As I prayerfully considered what I would write on this week I pondered the similarities and differences of science and faith. For instance, a similarity is both disciplines are fields of study. Science studies natural phenomena and faith studies the supernatural or spiritual realm. A difference would be that science studies what can be seen or better yet what can be observed, faith is a contemplation of what is not, for the most part, visible to the natural eye.
It should be no surprise that there are times when the two find themselves in agreement and at times they are at odds with one another. One of the differences I have noticed between the two is science is in a constant state of flux; the Bible isn’t. As science discovers new facts and gathers more information, its perception of the present and theories about the past and future change accordingly. The Scriptures have remained unchanged from the time they were originally penned. Theologians who believe the Bible is a divine revelation do not toy with changing it. After all, God is omniscient; He knows the past, present and future. What is there to change?
The Bible is not a science textbook. Nevertheless, it does contain statements about the reality of the universe we live in, and when it does students of the Scriptures accept those declarations as being accurate. Some think this puts biblical revelation in direct conflict with scientific fact. There is not enough room in one article to address all of the seeming contradictions between science and religion. So let’s see what the Bible says regarding the universe compared to what theoretical physicists say about it.

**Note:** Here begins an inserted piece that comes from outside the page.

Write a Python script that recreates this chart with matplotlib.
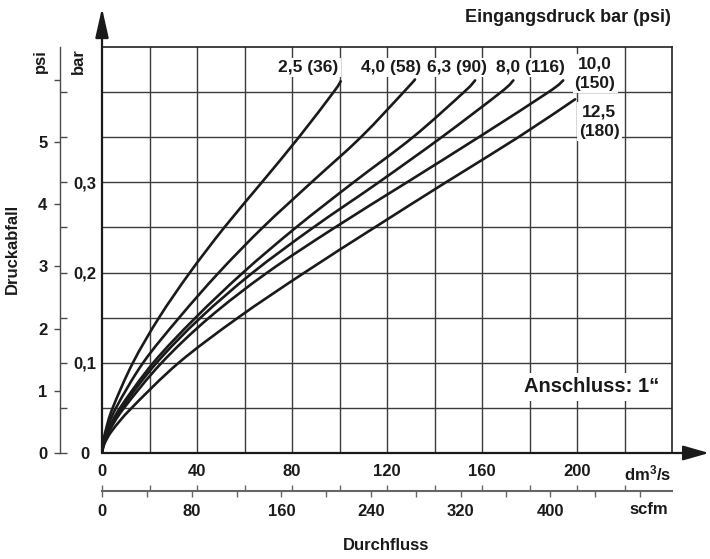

The first verse in the Bible says, “In the beginning God created the heavens and the earth.” The Scriptures do not reveal when the universe (i.e., the heavens and the earth) began. Moses does not claim to have observed it and I see nothing he wrote that would contradict the beginning taking place a long time ago. The exact date of the beginning is irrelevant to the biblical narrative. Remember, the Bible is not a science textbook.
Theoretical scientists, who did not observe the beginning either, say the universe came into existence in a “big bang” 13.7 billion years ago. Of course, physicists may uncover information that may cause them to recalculate when the Big Bang occurred, but any change in their theory will not contradict what he Bible says because the Bible does not make any claim about when the universe began.

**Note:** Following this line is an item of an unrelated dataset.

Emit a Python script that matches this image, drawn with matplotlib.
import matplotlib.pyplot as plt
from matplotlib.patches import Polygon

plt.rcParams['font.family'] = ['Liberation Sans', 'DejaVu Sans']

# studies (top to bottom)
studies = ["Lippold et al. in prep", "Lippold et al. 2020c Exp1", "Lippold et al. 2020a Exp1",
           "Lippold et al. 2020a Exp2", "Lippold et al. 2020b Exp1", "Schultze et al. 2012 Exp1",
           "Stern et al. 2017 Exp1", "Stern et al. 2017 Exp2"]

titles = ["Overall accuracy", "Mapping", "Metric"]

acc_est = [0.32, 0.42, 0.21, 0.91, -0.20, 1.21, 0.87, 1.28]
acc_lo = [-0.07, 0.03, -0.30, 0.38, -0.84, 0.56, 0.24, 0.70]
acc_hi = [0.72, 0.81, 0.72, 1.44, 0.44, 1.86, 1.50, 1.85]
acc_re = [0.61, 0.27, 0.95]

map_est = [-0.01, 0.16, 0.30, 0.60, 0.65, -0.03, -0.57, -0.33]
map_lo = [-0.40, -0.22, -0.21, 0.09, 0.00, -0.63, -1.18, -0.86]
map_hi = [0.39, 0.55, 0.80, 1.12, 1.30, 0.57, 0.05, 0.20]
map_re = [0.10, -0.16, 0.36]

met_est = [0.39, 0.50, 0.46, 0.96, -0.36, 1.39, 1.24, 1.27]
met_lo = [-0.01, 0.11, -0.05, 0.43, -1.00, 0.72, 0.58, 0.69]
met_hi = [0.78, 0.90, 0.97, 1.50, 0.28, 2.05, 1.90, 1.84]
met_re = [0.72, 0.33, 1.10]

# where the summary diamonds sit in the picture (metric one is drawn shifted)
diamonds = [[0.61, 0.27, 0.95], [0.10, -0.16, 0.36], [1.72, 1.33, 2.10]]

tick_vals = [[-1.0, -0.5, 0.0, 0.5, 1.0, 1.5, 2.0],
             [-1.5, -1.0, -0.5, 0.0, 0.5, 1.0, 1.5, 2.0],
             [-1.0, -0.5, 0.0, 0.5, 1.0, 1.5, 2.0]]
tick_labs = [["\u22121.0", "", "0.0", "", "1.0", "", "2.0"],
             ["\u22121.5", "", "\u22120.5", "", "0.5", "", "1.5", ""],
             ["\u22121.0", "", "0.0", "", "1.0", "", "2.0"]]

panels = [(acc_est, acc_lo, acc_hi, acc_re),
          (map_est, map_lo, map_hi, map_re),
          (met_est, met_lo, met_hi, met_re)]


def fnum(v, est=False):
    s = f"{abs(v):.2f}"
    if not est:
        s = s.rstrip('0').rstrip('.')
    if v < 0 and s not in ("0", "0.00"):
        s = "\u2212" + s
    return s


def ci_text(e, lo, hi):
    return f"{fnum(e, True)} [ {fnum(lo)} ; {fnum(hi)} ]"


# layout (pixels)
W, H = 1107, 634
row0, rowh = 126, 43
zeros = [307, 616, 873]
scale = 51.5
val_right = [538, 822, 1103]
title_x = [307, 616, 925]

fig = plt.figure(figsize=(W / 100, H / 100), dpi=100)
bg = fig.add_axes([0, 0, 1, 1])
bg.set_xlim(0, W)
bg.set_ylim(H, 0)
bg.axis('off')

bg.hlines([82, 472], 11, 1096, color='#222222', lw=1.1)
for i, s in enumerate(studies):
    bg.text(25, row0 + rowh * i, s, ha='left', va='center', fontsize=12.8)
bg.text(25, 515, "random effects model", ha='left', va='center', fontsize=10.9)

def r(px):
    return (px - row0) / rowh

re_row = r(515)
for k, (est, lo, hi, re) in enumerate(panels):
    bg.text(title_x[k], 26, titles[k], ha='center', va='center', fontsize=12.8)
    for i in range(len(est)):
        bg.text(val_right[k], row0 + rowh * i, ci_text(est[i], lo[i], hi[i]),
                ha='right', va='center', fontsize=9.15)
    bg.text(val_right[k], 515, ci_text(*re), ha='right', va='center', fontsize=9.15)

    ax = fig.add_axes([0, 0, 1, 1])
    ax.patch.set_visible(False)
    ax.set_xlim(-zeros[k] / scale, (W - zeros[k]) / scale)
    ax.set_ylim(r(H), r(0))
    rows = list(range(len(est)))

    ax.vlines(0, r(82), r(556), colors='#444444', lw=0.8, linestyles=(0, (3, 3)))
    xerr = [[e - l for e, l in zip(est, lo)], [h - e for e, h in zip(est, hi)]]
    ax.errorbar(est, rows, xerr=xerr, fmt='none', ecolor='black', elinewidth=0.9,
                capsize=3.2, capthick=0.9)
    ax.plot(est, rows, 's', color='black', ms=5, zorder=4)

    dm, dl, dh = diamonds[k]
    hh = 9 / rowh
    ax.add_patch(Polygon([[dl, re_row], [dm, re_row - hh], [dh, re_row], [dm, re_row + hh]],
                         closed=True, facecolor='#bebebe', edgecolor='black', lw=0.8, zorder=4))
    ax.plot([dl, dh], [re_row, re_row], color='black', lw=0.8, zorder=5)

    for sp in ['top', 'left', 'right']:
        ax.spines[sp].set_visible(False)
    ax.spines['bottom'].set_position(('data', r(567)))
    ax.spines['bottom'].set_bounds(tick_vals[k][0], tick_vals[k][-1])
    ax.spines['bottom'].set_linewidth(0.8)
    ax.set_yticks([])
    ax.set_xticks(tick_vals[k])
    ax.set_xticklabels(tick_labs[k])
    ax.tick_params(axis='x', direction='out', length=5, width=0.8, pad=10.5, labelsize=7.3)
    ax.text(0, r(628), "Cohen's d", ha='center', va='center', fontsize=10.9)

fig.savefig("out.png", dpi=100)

Theologians believe God created the physical universe ex nihilo, from nothing. Theoretical physicists theorize nothing existed before the Big Bang. In the third verse of the Bible God said, “Let there be light; and there was light.” Light is a byproduct of expended energy. Physicists are now saying that all the matter in the universe came into existence from a source of all the energy of the universe compressed to an area about the size of an atom. This claim that energy became matter is not inconsistent with the biblical account.
The first chapter of Genesis says creation occurred over a six day period. Lawrence Krauss, theoretical physicist at Arizona State University and author of the book A Universe from Nothing, said in episode one of How the Universe Works that all the matter in the universe was created within the first three minutes of the Big Bang. Krauss claims this matter was disorganized and needed to be coalesced to form elements, but the rudiments for all the matter in the universe, a universe whose limits are not known, came into existence in three minutes.
Science also claims that the physical universe( inorganic matter) preceded the beginning of life (organic matter). This is also consistent with the biblical account. God created the physical universe, set it in order, and during the third day created life starting with plants. And just as science says life began with simpler life forms followed by more complex life forms, so does the Bible.
Theoretical physicists also claim the universe will eventually cease to exist in a cataclysmic event similar to a nuclear meltdown. Sounds like what Peter predicted, “…the heavens will pass away with a roar, and the elements will be destroyed with intense heat, and the earth and its works will be burned up (2 Peter 3:10).”
It seems the more scientific theories change the closer they come to the Bible that has not changed. Imagine that.